Joshua was a fixture in the political life of the campus. From the tuition protests of 2009 to Occupy Davis, from abolitionist organizing to Palestine solidarity, from COLA (the wildcat strike) to COLA (the UAW compromise), if something was going down, you could count on Joshua to show up. Even more important than his presence at major events was his commitment to the tedious, often thankless, everyday work of organizing. Many of us will remember him for his seemingly endless energy for that work, for doing what was needed with no recognition and often at great personal risk. He was also a tireless advocate for graduate students, supporting every strike, answering every call for solidarity, and constantly looking for ways to funnel money and resources to those most in need of support.
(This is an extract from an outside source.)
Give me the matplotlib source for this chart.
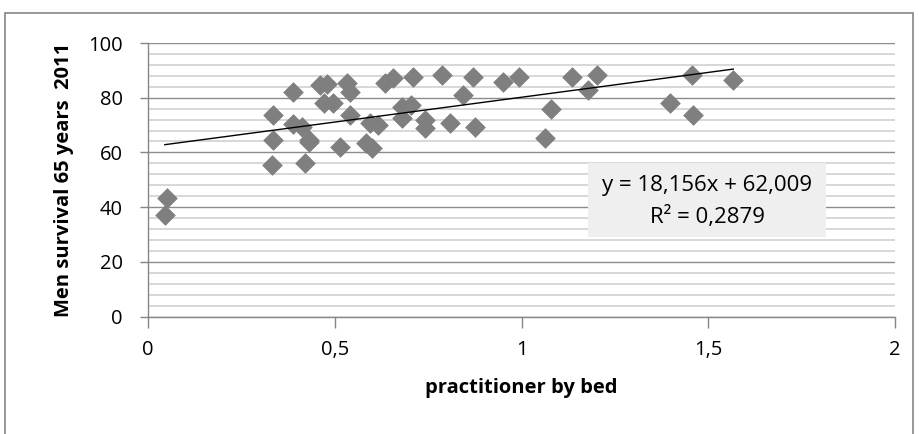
import matplotlib
matplotlib.use("Agg")
import matplotlib.pyplot as plt
from matplotlib.ticker import MultipleLocator, FuncFormatter
from matplotlib.patches import Rectangle
import numpy as np

# data
practitioner_by_bed = [0.045, 0.05, 0.331, 0.336, 0.336, 0.43, 0.389, 0.389, 0.411,
                       0.42, 0.43, 0.46, 0.47, 0.478, 0.496, 0.514, 0.532, 0.541,
                       0.541, 0.585, 0.6, 0.594, 0.617, 0.635, 0.655, 0.68, 0.68,
                       0.705, 0.71, 0.742, 0.742, 0.786, 0.809, 0.844, 0.871, 0.876,
                       0.951, 0.992, 1.063, 1.078, 1.134, 1.179, 1.201, 1.398, 1.456,
                       1.46, 1.567]
men_survival = [37.1, 43.2, 55.3, 64.5, 73.5, 63.9, 82.2, 70.3, 69.4,
                56.2, 64.5, 84.8, 78.2, 85.0, 78.2, 62.1, 85.3, 82.2,
                73.8, 63.3, 61.5, 70.6, 70.0, 85.5, 87.3, 72.5, 76.7,
                77.5, 87.4, 71.8, 68.8, 88.3, 70.6, 81.0, 87.7, 69.4,
                85.9, 87.7, 65.2, 75.8, 87.7, 82.8, 88.3, 78.0, 88.3,
                73.7, 86.5]
slope = 18.156
intercept = 62.009
r_squared = 0.2879
x_ticks = [0, 0.5, 1, 1.5, 2]
y_ticks = [0, 20, 40, 60, 80, 100]

fig = plt.figure(figsize=(9.19, 4.34), dpi=100)
plt.rcParams['font.family'] = ['Open Sans', 'DejaVu Sans']

# outer chart border
fig.patches.append(Rectangle((5/919, -0.01), 908/919, 1 - 13/434 + 0.01,
                             transform=fig.transFigure, fill=False,
                             edgecolor='#868686', linewidth=1.2))

ax = fig.add_axes([148/919, 1 - 316.5/434, (895 - 148)/919, (316.5 - 43)/434])
ax.set_xlim(0, 2)
ax.set_ylim(0, 100)

ax.yaxis.set_major_locator(MultipleLocator(20))
ax.yaxis.set_minor_locator(MultipleLocator(4))
ax.xaxis.set_major_locator(MultipleLocator(0.5))
ax.grid(which='minor', axis='y', color='#D4D4D4', linewidth=1.3)
ax.grid(which='major', axis='y', color='#8C8C8C', linewidth=1.0)
ax.set_axisbelow(True)

for s in ['top', 'right']:
    ax.spines[s].set_visible(False)
for s in ['left', 'bottom']:
    ax.spines[s].set_color('#868686')
    ax.spines[s].set_linewidth(1.0)

ax.tick_params(axis='both', which='major', direction='out', color='#868686',
               length=6, width=1.0, labelsize=14.5, labelcolor='#000000')
ax.tick_params(axis='x', which='major', length=8, pad=9)
ax.tick_params(axis='y', which='minor', left=False)
ax.tick_params(axis='y', pad=12)

fmt = FuncFormatter(lambda v, p: ('%g' % v).replace('.', ','))
ax.xaxis.set_major_formatter(fmt)
ax.set_xticks(x_ticks)
ax.set_yticks(y_ticks)

ax.scatter(practitioner_by_bed, men_survival, marker='D', s=100,
           color='#7F7F7F', edgecolors='#7F7F7F', linewidths=0.5, zorder=3)

xs = np.array([min(practitioner_by_bed), max(practitioner_by_bed)])
ax.plot(xs, slope * xs + intercept, color='black', linewidth=1.0, zorder=4)

ax.set_xlabel('practitioner by bed', fontsize=14.5, fontweight='bold', labelpad=13)
ax.set_ylabel('Men survival 65 years  2011', fontsize=14.5, fontweight='bold', labelpad=10)

# equation box
box_l, box_r, box_t, box_b = 588, 826, 163, 237
fig.patches.append(Rectangle((box_l/919, 1 - box_b/434), (box_r - box_l)/919,
                             (box_b - box_t)/434, transform=fig.transFigure,
                             facecolor='#EFEFEF', edgecolor='none', zorder=5))
eq = 'y = %sx + %s' % (('%.3f' % slope).replace('.', ','), ('%.3f' % intercept).replace('.', ','))
fig.text(707/919, 1 - 185/434, eq, ha='center', va='center', fontsize=16, zorder=6)
fig.text(707/919, 1 - 217/434, 'R² = ' + ('%.4f' % r_squared).replace('.', ','),
         ha='center', va='center', fontsize=16, zorder=6)

fig.savefig('out.png', dpi=100)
Often, this took the form of little acts of kindness; one of his students recalls how he often worked in his favorite coffee shop and would keep a gift card loaded up and ready to hand off to any hungry graduate student who walked through the doors.
There is so much to remember about Joshua: his unabashed love of pop and country music, his sweet tooth, his endless repertoire of bad jokes. But maybe above all, Joshua will be remembered as a teacher, one whose pedagogy extended beyond the classroom to every space he found himself in, from meetings to picket lines to the streets and back to the buildings of the University of California, especially when seized and occupied by students and staff. In every context, his fierce intelligence and exacting intellectual standards pushed us all to ask better questions, to be more rigorous in our analysis, and always to put our theory into practice. He will be sorely missed.